James Mcavoy is back on form after the dismal Welcome To The Punch. He is Simon who works for a fine art auction house, where one of his duties is to whisk away to a deep vault the most valuable artwork in the event of any attempted robbery. Of course their is a robbery, masterminded by Franck played by Vincent Cassels, the only problem is he has stolen a picture frame but no canvas. Simon is hit on the head during the robbery causing amnesia and cannot remember what happened to the canvas. Franck isn't too chuffed about this so employs Elizabeth - Rosario Dawson a hypnotist to delve into Simon's mind to find where he may have secreted the artwork.

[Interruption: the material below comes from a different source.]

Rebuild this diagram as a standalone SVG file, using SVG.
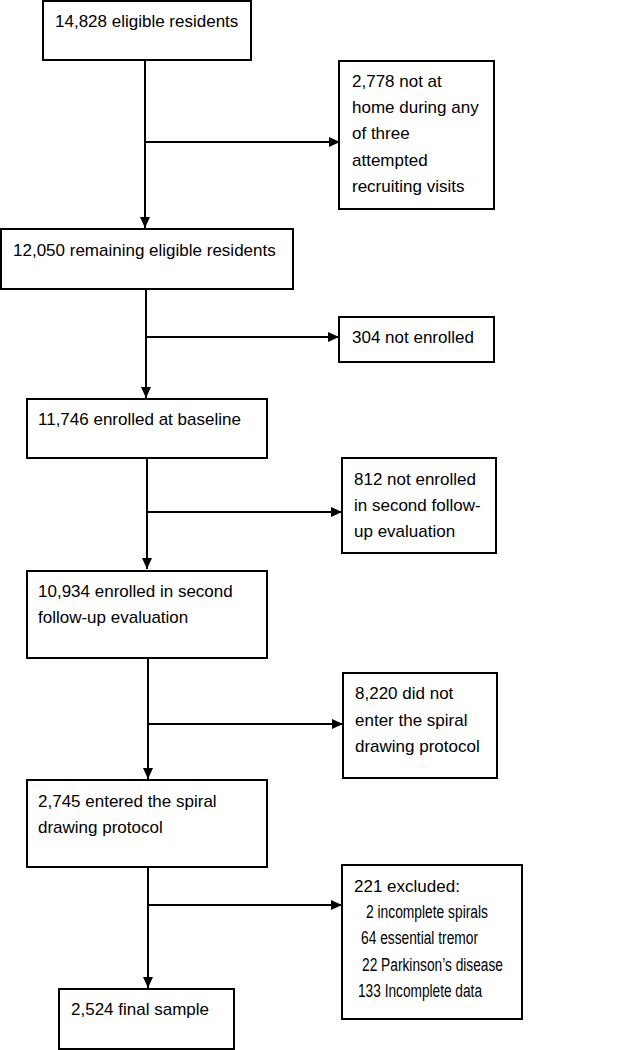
<svg xmlns="http://www.w3.org/2000/svg" width="627" height="1050" viewBox="0 0 627 1050">
<style>
.box{fill:#fff;stroke:#000;stroke-width:2}
.t{font-family:"Liberation Sans",Arial,sans-serif;font-size:17px;fill:#000}
.n{font-size:18px}
.c{fill:none;stroke:#000;stroke-width:2}
</style>
<defs>
<marker id="ah" markerUnits="userSpaceOnUse" markerWidth="12" markerHeight="10" refX="11" refY="5" orient="auto">
<path d="M0,0 L11,5 L0,10 Z" fill="#000"/>
</marker>
</defs>
<rect width="627" height="1050" fill="#fff"/>
<g id="connectors">
<path class="c" d="M145,60 V228" marker-end="url(#ah)"/>
<path class="c" d="M145,142 H340" marker-end="url(#ah)"/>
<path class="c" d="M146,289 V398" marker-end="url(#ah)"/>
<path class="c" d="M146,337 H339" marker-end="url(#ah)"/>
<path class="c" d="M147,458 V569" marker-end="url(#ah)"/>
<path class="c" d="M147,512 H342" marker-end="url(#ah)"/>
<path class="c" d="M148,658 V779" marker-end="url(#ah)"/>
<path class="c" d="M148,724 H343" marker-end="url(#ah)"/>
<path class="c" d="M148,867 V988" marker-end="url(#ah)"/>
<path class="c" d="M148,905 H342" marker-end="url(#ah)"/>
</g>
<g id="n1"><rect class="box" x="43" y="1" width="208" height="59"/><text class="t" x="55" y="27">14,828 eligible residents</text></g>
<g id="n2"><rect class="box" x="339" y="61" width="155" height="148"/>
<text class="t" x="352" y="87">2,778 not at</text>
<text class="t" x="352" y="113">home during any</text>
<text class="t" x="352" y="139">of three</text>
<text class="t" x="352" y="166">attempted</text>
<text class="t" x="352" y="192">recruiting visits</text></g>
<g id="n3"><rect class="box" x="1" y="229" width="292" height="60"/><text class="t" x="13" y="256">12,050 remaining eligible residents</text></g>
<g id="n4"><rect class="box" x="339" y="317" width="155" height="45"/><text class="t" x="352" y="343">304 not enrolled</text></g>
<g id="n5"><rect class="box" x="27" y="399" width="240" height="59"/><text class="t" x="38" y="425">11,746 enrolled at baseline</text></g>
<g id="n6"><rect class="box" x="342" y="458" width="154" height="95"/>
<text class="t" x="354" y="485">812 not enrolled</text>
<text class="t" x="354" y="511">in second follow-</text>
<text class="t" x="354" y="537">up evaluation</text></g>
<g id="n7"><rect class="box" x="27" y="571" width="240" height="87"/>
<text class="t" x="38" y="597">10,934 enrolled in second</text>
<text class="t" x="38" y="623">follow-up evaluation</text></g>
<g id="n8"><rect class="box" x="343" y="673" width="154" height="105"/>
<text class="t" x="355" y="699">8,220 did not</text>
<text class="t" x="355" y="726">enter the spiral</text>
<text class="t" x="355" y="752">drawing protocol</text></g>
<g id="n9"><rect class="box" x="27" y="780" width="240" height="87"/>
<text class="t" x="38" y="807">2,745 entered the spiral</text>
<text class="t" x="38" y="833">drawing protocol</text></g>
<g id="n10"><rect class="box" x="342" y="865" width="180" height="154"/>
<text class="t" x="354" y="892">221 excluded:</text>
<text class="t n" x="366" y="918" textLength="122" lengthAdjust="spacingAndGlyphs">2 incomplete spirals</text>
<text class="t n" x="361" y="944" textLength="117" lengthAdjust="spacingAndGlyphs">64 essential tremor</text>
<text class="t n" x="362" y="971" textLength="141" lengthAdjust="spacingAndGlyphs">22 Parkinson’s disease</text>
<text class="t n" x="358" y="997" textLength="124" lengthAdjust="spacingAndGlyphs">133 Incomplete data</text></g>
<g id="n11"><rect class="box" x="59" y="989" width="175" height="60"/><text class="t" x="71" y="1015">2,524 final sample</text></g>
</svg>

For at least the first half I was gripped by the plot and characters plus Boyles camera work is spot on as always. I did however feel completely puzzled at one point when the plot seemed to zig-zag a bit too much and I began to wonder whether I had lost concentration. I wasn't being dim however because at this point one of the characters explains (in flashback) what's going on.
Although an adequate enough watch this was for me a below par Boyle movie. But I suppose with a back catalogue including two of my top ten films he can be excused for not 'hitting a coconut every time'. Overall I was not disappointed to have caught the bus to view this and neither should you be. If you are a Boyle fan just lower your expectations a little.